22.10.12

"Queremos a nossa vida de volta"

Não sei exactamente a que vida se referem as pessoas que recentemente se uniram para manifestar publicamente "queremos a nossa vida de volta". Suponho que seja a vida antes da entrada de Portugal na União Europeia, porque se por desgraça o governo decidisse ouvi-las seria a essa que regressaríamos em menos de um fósforo.

Eu lembro-me dessa vida: de ter que trocar dinheiro a cada fronteira, de ter ido para França por Andorra porque era mais "fácil" (em Hendaia corria-se o sério risco de não se poder entrar e ser recambiado), de ter que comprar bilhetes de ida e volta para ir à casa de banho, de ter que explicar que não, não tinha papéis cada vez que queria trabalhar num lado qualquer e aceitar salários em consequência.

Também me lembro de quando em Portugal não havia supermercados (havia o Pão de Açúcar: pelos standards de hoje, e da época "lá fora" seriam pouco mais do que lojas de bairro); era preciso licença militar para sair do país; as casas de banho dos restaurantes eram infectas; levantar um cheque num banco demorava uma ou duas horas; as taxas de juro chegaram aos 36%; era proibido "exportar" divisas - o que significa que se passava a vida a comprá-las no mercado negro -; levava-se seis horas para ir de Lisboa ao Porto; havia um canal na televisão (e tínhamos que levar com o Vasco Gonçalves, mas isso é outra história).

Este Portugal, que conheci em Setembro de 1974 pouco mudou (excepto politicamente, claro) até 1986, data da entrada na então Comunidade Europeia. Já havíamos passado por duas falências (1977 e 1983); muita gente, entre a qual me incluía, pensou que com a "Europa" o desvaria acabaria.
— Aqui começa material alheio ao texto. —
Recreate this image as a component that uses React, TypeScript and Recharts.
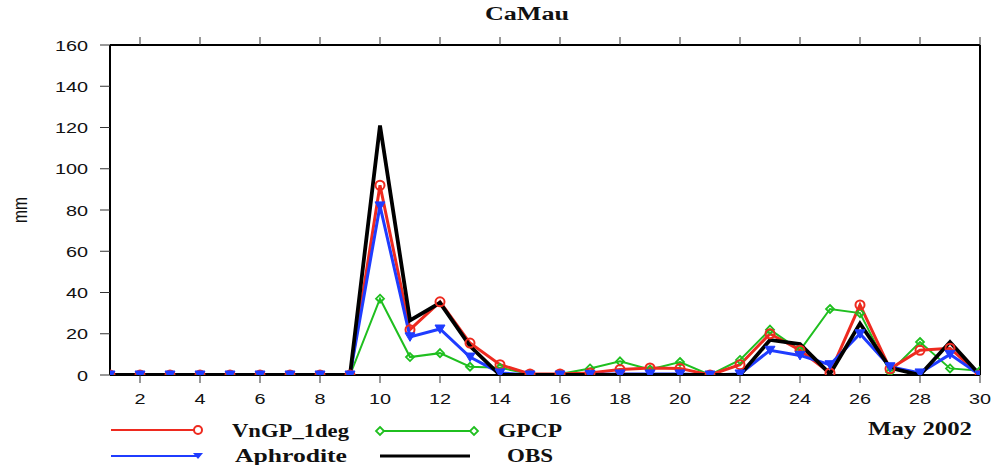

Não acabou, infelizmente; e a experiência diz-me que provavelmente não acabará nunca. Mas mesmo assim eu não quero a minha vida de volta. Quero poder continuar a andar por onde muito bem me dá na telha, entrar em França, Reino Unido, Espanha, Suíça, Holanda qualquer que seja a quantidade de dinheiro que levo no bolso (é sempre muito pouco), trabalhar onde houver trabalho e não quero pagar comissões estúpidas a tipos cujo trabalho consiste em receber as minhas notas e dar-me outras.

Não quero voltar a ouvir o Mário Soares nem ganhar contos de réis. Quem quiser a sua antiga vida de volta pode ir para África ou deliciar-se com as patetices do velho (é quase a mesma coisa).

Adenda - dispensaria duas ou três coisas da "Europa"? Sim, sem dúvida; duas ou três.